Exercise task
In full and without deviation, write out the entries that follow.

Dataset entries
· · ·

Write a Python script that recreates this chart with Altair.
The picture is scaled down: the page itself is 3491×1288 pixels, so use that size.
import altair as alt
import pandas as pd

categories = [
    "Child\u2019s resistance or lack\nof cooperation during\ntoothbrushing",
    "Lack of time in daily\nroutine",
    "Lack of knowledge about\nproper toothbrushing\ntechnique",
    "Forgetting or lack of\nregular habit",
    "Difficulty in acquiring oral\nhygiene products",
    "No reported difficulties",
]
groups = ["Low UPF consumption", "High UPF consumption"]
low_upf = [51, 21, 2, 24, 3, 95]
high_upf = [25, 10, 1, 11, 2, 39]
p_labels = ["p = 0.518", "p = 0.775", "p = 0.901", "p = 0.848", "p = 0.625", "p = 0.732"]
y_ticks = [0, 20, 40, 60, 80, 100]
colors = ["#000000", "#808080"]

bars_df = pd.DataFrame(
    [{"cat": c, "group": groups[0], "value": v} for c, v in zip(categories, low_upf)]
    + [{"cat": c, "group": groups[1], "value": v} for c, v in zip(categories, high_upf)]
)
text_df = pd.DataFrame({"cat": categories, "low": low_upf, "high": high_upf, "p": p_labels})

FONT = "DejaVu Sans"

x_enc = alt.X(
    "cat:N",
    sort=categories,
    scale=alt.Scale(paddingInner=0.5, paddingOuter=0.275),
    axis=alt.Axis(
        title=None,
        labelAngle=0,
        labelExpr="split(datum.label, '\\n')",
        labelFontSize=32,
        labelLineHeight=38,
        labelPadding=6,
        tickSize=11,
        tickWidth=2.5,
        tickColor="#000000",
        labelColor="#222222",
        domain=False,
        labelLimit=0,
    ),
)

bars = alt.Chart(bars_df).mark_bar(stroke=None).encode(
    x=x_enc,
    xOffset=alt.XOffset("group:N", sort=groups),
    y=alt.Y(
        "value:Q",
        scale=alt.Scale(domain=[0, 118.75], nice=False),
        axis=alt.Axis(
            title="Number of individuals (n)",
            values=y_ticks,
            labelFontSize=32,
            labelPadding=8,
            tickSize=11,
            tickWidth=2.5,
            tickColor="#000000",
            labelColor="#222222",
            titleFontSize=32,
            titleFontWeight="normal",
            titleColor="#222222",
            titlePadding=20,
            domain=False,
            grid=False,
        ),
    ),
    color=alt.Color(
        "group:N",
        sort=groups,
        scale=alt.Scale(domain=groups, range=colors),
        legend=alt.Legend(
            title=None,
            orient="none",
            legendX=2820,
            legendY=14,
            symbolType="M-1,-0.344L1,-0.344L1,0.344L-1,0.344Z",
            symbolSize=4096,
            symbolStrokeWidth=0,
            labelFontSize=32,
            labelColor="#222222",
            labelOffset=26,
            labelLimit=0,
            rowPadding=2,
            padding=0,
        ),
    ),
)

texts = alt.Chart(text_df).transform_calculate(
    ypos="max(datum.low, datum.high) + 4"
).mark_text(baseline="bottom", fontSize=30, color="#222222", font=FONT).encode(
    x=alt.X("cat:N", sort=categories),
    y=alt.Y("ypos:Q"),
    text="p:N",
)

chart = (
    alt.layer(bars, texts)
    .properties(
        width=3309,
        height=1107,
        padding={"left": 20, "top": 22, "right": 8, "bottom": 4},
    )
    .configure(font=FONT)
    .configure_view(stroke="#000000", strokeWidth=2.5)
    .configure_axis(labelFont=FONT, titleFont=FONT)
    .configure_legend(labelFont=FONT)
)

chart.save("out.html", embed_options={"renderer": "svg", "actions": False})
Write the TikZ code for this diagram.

· · ·

Reply
Write a Python script that recreates this chart with Altair.
The picture is scaled down: the page itself is 3491×1288 pixels, so use that size.
import altair as alt
import pandas as pd

categories = [
    "Child\u2019s resistance or lack\nof cooperation during\ntoothbrushing",
    "Lack of time in daily\nroutine",
    "Lack of knowledge about\nproper toothbrushing\ntechnique",
    "Forgetting or lack of\nregular habit",
    "Difficulty in acquiring oral\nhygiene products",
    "No reported difficulties",
]
groups = ["Low UPF consumption", "High UPF consumption"]
low_upf = [51, 21, 2, 24, 3, 95]
high_upf = [25, 10, 1, 11, 2, 39]
p_labels = ["p = 0.518", "p = 0.775", "p = 0.901", "p = 0.848", "p = 0.625", "p = 0.732"]
y_ticks = [0, 20, 40, 60, 80, 100]
colors = ["#000000", "#808080"]

bars_df = pd.DataFrame(
    [{"cat": c, "group": groups[0], "value": v} for c, v in zip(categories, low_upf)]
    + [{"cat": c, "group": groups[1], "value": v} for c, v in zip(categories, high_upf)]
)
text_df = pd.DataFrame({"cat": categories, "low": low_upf, "high": high_upf, "p": p_labels})

FONT = "DejaVu Sans"

x_enc = alt.X(
    "cat:N",
    sort=categories,
    scale=alt.Scale(paddingInner=0.5, paddingOuter=0.275),
    axis=alt.Axis(
        title=None,
        labelAngle=0,
        labelExpr="split(datum.label, '\\n')",
        labelFontSize=32,
        labelLineHeight=38,
        labelPadding=6,
        tickSize=11,
        tickWidth=2.5,
        tickColor="#000000",
        labelColor="#222222",
        domain=False,
        labelLimit=0,
    ),
)

bars = alt.Chart(bars_df).mark_bar(stroke=None).encode(
    x=x_enc,
    xOffset=alt.XOffset("group:N", sort=groups),
    y=alt.Y(
        "value:Q",
        scale=alt.Scale(domain=[0, 118.75], nice=False),
        axis=alt.Axis(
            title="Number of individuals (n)",
            values=y_ticks,
            labelFontSize=32,
            labelPadding=8,
            tickSize=11,
            tickWidth=2.5,
            tickColor="#000000",
            labelColor="#222222",
            titleFontSize=32,
            titleFontWeight="normal",
            titleColor="#222222",
            titlePadding=20,
            domain=False,
            grid=False,
        ),
    ),
    color=alt.Color(
        "group:N",
        sort=groups,
        scale=alt.Scale(domain=groups, range=colors),
        legend=alt.Legend(
            title=None,
            orient="none",
            legendX=2820,
            legendY=14,
            symbolType="M-1,-0.344L1,-0.344L1,0.344L-1,0.344Z",
            symbolSize=4096,
            symbolStrokeWidth=0,
            labelFontSize=32,
            labelColor="#222222",
            labelOffset=26,
            labelLimit=0,
            rowPadding=2,
            padding=0,
        ),
    ),
)

texts = alt.Chart(text_df).transform_calculate(
    ypos="max(datum.low, datum.high) + 4"
).mark_text(baseline="bottom", fontSize=30, color="#222222", font=FONT).encode(
    x=alt.X("cat:N", sort=categories),
    y=alt.Y("ypos:Q"),
    text="p:N",
)

chart = (
    alt.layer(bars, texts)
    .properties(
        width=3309,
        height=1107,
        padding={"left": 20, "top": 22, "right": 8, "bottom": 4},
    )
    .configure(font=FONT)
    .configure_view(stroke="#000000", strokeWidth=2.5)
    .configure_axis(labelFont=FONT, titleFont=FONT)
    .configure_legend(labelFont=FONT)
)

chart.save("out.html", embed_options={"renderer": "svg", "actions": False})
Write the TikZ code for this diagram.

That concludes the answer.